What you are asked to do:
Copy out every line containing the word "chart".

Given entries:

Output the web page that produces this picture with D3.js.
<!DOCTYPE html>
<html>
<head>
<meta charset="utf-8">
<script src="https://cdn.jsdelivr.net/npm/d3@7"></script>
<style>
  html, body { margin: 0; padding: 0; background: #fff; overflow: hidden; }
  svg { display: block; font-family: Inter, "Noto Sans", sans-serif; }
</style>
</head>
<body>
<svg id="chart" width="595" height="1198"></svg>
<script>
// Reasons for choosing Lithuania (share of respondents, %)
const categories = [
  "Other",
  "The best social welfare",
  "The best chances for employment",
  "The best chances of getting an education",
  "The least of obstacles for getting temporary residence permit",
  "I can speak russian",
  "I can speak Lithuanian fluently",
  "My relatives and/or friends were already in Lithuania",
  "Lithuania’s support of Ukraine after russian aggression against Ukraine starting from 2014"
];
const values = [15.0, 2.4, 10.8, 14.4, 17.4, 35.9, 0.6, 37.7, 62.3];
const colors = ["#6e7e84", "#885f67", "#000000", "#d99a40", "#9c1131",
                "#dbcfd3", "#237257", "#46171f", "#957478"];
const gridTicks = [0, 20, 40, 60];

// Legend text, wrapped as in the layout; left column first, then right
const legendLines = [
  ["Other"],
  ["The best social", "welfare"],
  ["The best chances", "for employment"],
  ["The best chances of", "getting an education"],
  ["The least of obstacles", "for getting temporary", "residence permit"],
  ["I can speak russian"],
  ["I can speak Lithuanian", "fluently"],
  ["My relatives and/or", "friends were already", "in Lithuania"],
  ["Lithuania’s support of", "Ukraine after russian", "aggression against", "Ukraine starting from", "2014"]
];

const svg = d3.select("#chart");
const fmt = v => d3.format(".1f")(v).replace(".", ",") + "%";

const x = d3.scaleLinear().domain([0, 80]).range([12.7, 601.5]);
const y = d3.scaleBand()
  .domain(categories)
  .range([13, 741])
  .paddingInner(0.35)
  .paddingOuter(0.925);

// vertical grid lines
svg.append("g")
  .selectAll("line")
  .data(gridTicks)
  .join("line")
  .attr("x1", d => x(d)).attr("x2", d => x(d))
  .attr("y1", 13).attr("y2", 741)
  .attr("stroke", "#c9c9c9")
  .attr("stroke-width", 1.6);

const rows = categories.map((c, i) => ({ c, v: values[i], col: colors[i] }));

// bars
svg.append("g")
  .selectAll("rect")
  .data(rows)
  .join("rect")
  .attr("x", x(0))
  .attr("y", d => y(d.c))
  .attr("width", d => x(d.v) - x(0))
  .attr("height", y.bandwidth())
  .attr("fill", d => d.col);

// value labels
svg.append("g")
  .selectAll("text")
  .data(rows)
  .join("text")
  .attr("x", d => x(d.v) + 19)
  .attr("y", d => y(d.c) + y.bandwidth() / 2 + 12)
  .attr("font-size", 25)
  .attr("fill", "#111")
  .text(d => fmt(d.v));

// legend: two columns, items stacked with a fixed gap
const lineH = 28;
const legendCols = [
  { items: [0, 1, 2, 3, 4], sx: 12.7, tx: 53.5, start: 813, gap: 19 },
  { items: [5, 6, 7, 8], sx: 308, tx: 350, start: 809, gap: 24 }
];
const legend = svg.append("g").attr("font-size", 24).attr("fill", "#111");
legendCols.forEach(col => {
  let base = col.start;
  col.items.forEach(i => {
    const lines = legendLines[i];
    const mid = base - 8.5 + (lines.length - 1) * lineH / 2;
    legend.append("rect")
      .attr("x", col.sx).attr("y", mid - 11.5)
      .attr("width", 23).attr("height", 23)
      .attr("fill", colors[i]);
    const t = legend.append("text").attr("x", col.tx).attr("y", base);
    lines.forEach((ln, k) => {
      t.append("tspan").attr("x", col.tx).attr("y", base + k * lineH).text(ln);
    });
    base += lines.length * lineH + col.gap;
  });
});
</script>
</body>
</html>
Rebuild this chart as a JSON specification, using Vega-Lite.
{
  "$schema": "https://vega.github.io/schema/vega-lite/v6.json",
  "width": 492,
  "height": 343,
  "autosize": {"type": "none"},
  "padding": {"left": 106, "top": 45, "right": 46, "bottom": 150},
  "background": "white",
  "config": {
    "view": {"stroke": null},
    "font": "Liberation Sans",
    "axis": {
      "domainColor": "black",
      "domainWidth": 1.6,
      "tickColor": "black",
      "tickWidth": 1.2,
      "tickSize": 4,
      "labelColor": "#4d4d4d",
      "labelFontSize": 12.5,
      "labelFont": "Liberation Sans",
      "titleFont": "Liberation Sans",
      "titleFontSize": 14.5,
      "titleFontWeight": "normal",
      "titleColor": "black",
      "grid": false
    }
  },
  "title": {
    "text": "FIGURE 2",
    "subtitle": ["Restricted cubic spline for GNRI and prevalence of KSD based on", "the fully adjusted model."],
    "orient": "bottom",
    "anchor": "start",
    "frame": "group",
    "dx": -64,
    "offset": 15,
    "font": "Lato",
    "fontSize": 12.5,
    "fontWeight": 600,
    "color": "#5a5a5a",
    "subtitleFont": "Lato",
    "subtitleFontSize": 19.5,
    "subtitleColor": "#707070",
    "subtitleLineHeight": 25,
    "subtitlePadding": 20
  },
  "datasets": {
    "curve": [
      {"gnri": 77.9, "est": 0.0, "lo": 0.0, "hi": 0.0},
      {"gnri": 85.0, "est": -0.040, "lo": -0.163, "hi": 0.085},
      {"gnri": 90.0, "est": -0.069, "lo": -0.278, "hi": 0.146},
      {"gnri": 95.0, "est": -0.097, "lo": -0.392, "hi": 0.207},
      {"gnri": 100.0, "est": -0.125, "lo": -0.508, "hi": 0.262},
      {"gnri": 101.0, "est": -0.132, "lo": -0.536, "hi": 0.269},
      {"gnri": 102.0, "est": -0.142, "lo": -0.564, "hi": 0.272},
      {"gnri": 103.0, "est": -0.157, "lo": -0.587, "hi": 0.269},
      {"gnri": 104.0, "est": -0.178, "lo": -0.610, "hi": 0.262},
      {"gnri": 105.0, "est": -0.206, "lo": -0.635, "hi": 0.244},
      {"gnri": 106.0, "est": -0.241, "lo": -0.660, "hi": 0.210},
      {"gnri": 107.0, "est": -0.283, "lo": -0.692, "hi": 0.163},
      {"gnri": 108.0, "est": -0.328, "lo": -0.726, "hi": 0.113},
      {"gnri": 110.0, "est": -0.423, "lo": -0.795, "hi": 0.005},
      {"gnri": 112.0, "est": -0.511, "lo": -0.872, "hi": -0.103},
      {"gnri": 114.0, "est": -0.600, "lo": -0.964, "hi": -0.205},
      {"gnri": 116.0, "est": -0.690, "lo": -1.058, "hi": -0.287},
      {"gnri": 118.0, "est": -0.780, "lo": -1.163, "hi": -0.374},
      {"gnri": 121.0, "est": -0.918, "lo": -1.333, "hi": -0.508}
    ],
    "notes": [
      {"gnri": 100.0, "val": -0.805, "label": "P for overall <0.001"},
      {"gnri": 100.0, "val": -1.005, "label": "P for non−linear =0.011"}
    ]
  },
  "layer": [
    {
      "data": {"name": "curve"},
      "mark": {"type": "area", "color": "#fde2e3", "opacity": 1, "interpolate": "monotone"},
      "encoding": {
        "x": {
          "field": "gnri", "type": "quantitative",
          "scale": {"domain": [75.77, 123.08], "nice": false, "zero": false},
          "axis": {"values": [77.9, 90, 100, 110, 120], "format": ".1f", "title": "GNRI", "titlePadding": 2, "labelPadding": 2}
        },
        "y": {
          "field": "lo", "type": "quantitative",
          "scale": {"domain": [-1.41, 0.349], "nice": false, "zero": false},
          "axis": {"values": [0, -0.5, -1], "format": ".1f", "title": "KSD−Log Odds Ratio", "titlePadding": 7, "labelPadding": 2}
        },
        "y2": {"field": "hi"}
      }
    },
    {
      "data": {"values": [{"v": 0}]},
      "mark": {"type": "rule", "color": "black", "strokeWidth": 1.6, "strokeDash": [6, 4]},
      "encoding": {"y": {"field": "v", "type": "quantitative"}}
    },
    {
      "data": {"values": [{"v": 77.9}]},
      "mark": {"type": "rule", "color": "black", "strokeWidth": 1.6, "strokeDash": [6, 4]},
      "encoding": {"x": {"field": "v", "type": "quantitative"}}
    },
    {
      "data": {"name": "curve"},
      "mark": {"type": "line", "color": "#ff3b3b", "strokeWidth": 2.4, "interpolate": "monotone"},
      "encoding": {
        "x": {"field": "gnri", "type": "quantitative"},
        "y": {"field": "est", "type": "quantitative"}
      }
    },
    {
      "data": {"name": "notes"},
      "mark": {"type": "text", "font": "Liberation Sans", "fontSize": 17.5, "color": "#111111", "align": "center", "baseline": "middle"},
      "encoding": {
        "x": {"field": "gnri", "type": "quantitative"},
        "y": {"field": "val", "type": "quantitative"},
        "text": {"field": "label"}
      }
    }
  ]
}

Response to the exercise:
<svg id="chart" width="595" height="1198"></svg>
const svg = d3.select("#chart");
Rebuild this chart as a JSON specification, using Vega-Lite.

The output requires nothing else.